Ich höre … die Festplatte meines Rechners. Sollte wohl mal einen neuen kaufen. Das wiederstrebt mir. Dieses System, dass alle Programme immer größer werden (nein, ich brauche die wenigsten von diesen Superfeatures) und einem alles dichtmachen, so dass man allein deshalb alle paar Jahre einen neuen Computer anschaffen muss.

Ich trinke … Suser. Zu Zwiebelkuchen.

Ich esse … was mir Spass macht. Nur nach am Wochenende Fleisch. Dann aber mit großem Vergnügen.

Ich stehe … schlecht auf einem Bein. Wobei es besser geht, wenn ich übe. Ich übe aber nicht.

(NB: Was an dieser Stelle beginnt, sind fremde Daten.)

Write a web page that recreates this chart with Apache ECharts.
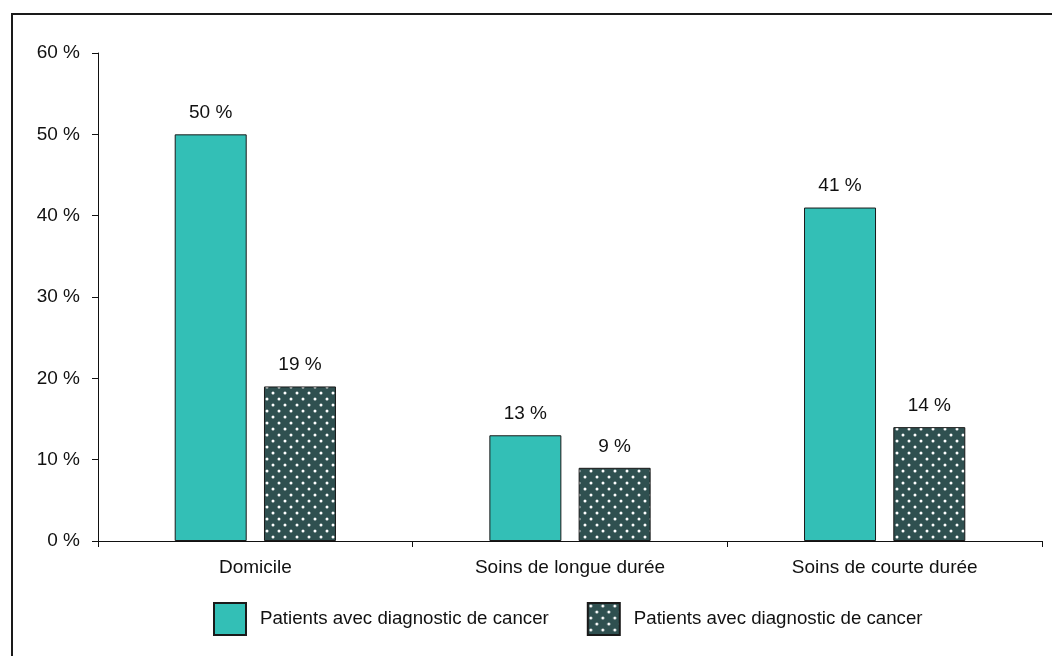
<!DOCTYPE html>
<html>
<head>
<meta charset="utf-8">
<script src="https://cdn.jsdelivr.net/npm/echarts@6/dist/echarts.min.js"></script>
<style>
  html, body { margin: 0; padding: 0; background: #fff; }
  #chart { width: 1052px; height: 656px; }
</style>
</head>
<body>
<div id="chart"></div>
<script>
// Lieu de décès : part des patients (%)
const categories = ['Domicile', 'Soins de longue durée', 'Soins de courte durée'];
const seriesLabels = ['Patients avec diagnostic de cancer', 'Patients avec diagnostic de cancer'];
const valuesA = [50, 13, 41];
const valuesB = [19, 9, 14];
const yTicks = { min: 0, max: 60, interval: 10 };

const FONT = '"Liberation Sans", Arial, sans-serif';
const FS = 19;

// Dotted fill for the second series: staggered white dots on dark slate
function dotPattern() {
  const c = document.createElement('canvas');
  c.width = 12; c.height = 12;
  const g = c.getContext('2d');
  g.fillStyle = '#2f5050';
  g.fillRect(0, 0, 12, 12);
  g.fillStyle = '#ffffff';
  g.beginPath(); g.arc(3, 3, 1.5, 0, Math.PI * 2); g.fill();
  g.beginPath(); g.arc(9, 9, 1.5, 0, Math.PI * 2); g.fill();
  return c;
}

const chart = echarts.init(document.getElementById('chart'), null, { renderer: 'canvas' });

const valueLabel = {
  show: true,
  position: 'top',
  distance: 12,
  formatter: p => p.value + ' %',
  color: '#111',
  fontSize: FS,
  fontFamily: FONT
};

chart.setOption({
  backgroundColor: '#fff',
  animation: false,
  graphic: [{
    type: 'rect',
    shape: { x: 12, y: 14, width: 1060, height: 680 },
    style: { fill: 'none', stroke: '#1a1a1a', lineWidth: 2 },
    silent: true
  }],
  grid: { left: 98, right: 10, top: 53, bottom: 115, containLabel: false },
  legend: {
    top: 602,
    left: 213,
    padding: 0,
    itemWidth: 32,
    itemHeight: 32,
    itemGap: 38,
    icon: 'rect',
    data: ['s1', 's2'],
    formatter: name => seriesLabels[name === 's1' ? 0 : 1],
    textStyle: { color: '#111', fontSize: 18.7, fontFamily: FONT, padding: [0, 0, 0, 9] }
  },
  xAxis: {
    type: 'category',
    data: categories,
    axisLine: { lineStyle: { color: '#111', width: 1 } },
    axisTick: { show: true, length: 6, lineStyle: { color: '#111' } },
    axisLabel: { color: '#111', fontSize: FS, fontFamily: FONT, margin: 17 }
  },
  yAxis: {
    type: 'value',
    min: yTicks.min,
    max: yTicks.max,
    interval: yTicks.interval,
    splitLine: { show: false },
    axisLine: { show: true, lineStyle: { color: '#111', width: 1 } },
    axisTick: { show: true, length: 6, lineStyle: { color: '#111' } },
    axisLabel: { color: '#111', fontSize: FS, fontFamily: FONT, margin: 18, formatter: v => v + ' %' }
  },
  series: [
    {
      name: 's1',
      type: 'bar',
      data: valuesA,
      barWidth: 72,
      barGap: '24%',
      itemStyle: { color: '#33bfb6', borderColor: '#1a1a1a', borderWidth: 1 },
      label: valueLabel
    },
    {
      name: 's2',
      type: 'bar',
      data: valuesB,
      barWidth: 72,
      itemStyle: { color: { image: dotPattern(), repeat: 'repeat' }, borderColor: '#1a1a1a', borderWidth: 1 },
      label: valueLabel
    }
  ]
});
</script>
</body>
</html>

Ich gehe … nicht direkt wacklig, aber ich falle öfter mal hin. Neulich darüber nachgedacht, wie das erst mal im Alter werden soll. Wenn ich jetzt schon anfange. Apropos, die Greisin hat die Eitelkeit besiegt und sich sich für eine Rollator entschieden.

Ich lache … immer noch, wenn ich dran denke, wie das Patentkind sich gestern gar nicht mehr eingekriegt hat, als wir zusammen das TH geübt haben. Es lernt jetz Englisch. Mr. Kapoor lives over the thop. Äh. Shop.

Ich sehe … heute nachmittag wie die Flüchtlinge hier wohnen. Denn ich habe endlich einen Kontakt bekommen. Bin gespannt. Was ich tun kann.

Ich mag … meine Arbeit gerade wieder. Hoffentlich hält es noch ein bisschen.

Ich schreibe … das meiste nur im Kopf grad. Da jede Menge.

Ich weiß … sehr viel überflüssigen Kram. Den ich leider zu selten für mich behalten kann.

Ich möchte … beweglich bleiben. Klappt so mittel.

So das war jetzt für mich. Das hatte ich überhaupt unterschätzt, wie gut so ein Blog zum nachschlagen funktioniert.